The optimism vs doomer divide
Here‘s the thing about AGI discussions – they quickly veer into either utopian fantasy or apocalyptic nightmare. On one side, you’ve got people like Stock talking about ending death and creating new forms of romance. On the other, nearly 70,000 experts signed that superintelligence statement warning about human “economic obsolescence and disempowerment.” The truth is probably somewhere in the middle, but nobody really knows. We’re talking about creating something that could rapidly become smarter than all of humanity combined. That’s either the best thing that ever happened to us or the worst. Maybe both.
The corporate control problem
Basically, we’re putting the future of humanity in the hands of a few tech companies. Meta and OpenAI are racing toward AGI, and OpenAI’s planning document sounds responsible enough, but let’s be real – these are corporations with shareholders and competitive pressures. The idea that they’ll develop something as powerful as AGI entirely for the benefit of humanity seems… optimistic. International governance sounds nice in theory, but when China suggests a global AI body, the US and Europe aren’t exactly jumping to join. So we’re left hoping these companies will be benevolent. History suggests that’s not how power works.

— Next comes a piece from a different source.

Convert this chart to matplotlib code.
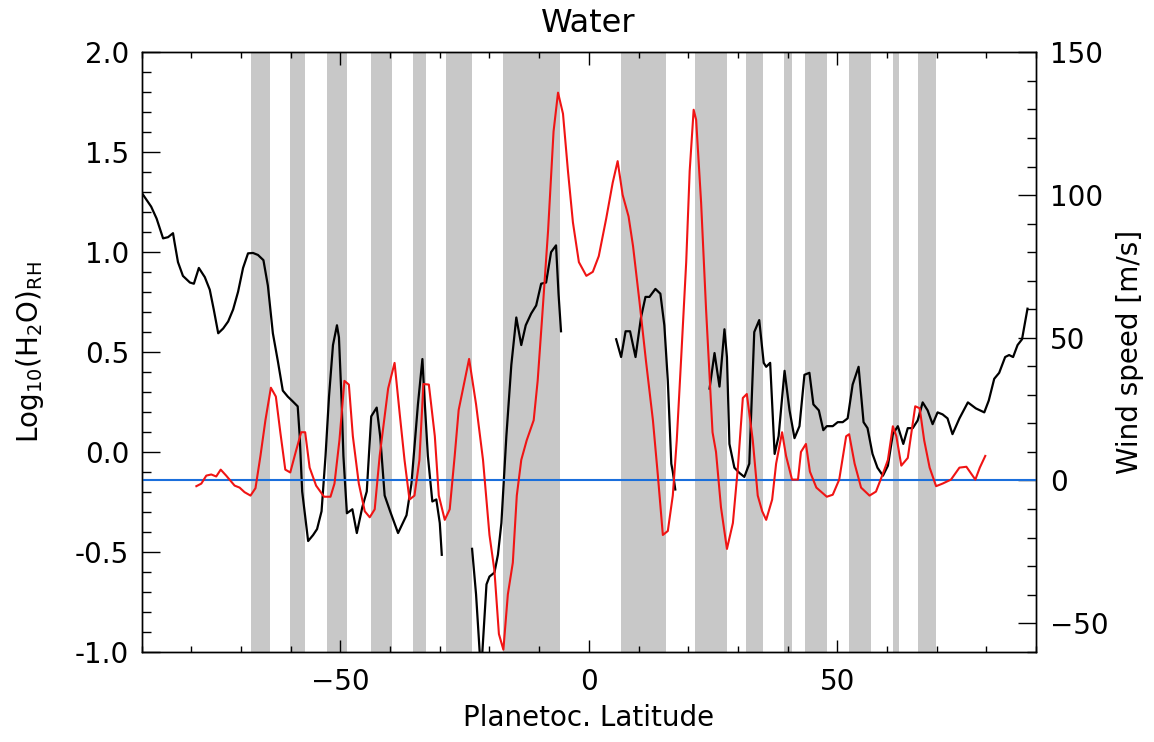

How we’ll change, not just machines
Stock makes an interesting point that often gets lost in these discussions. The most profound changes might not be what the machines become, but how humanity changes in response. Think about it – if AGI solves all our basic survival problems, what becomes of human purpose? If digital clones can attend meetings for us (as this piece explores), what happens to human connection? We’re already seeing AI reshape culture and economy, and that’s with relatively dumb systems. AGI would force us to confront fundamental questions about what it means to be human when machines can do everything better than we can.
What happens next
So where does this leave us? We’ve got massive corporations racing toward AGI, thousands of experts warning about existential risks, and no real global coordination. The best case scenario might be if open-source organizations achieve AGI simultaneously, spreading the benefits more widely. But let’s be honest – the organizations with billions in funding and the world’s top AI talent have a significant head start. The next few years will determine whether AGI becomes humanity’s greatest achievement or our final exam. And nobody knows if we’ll pass.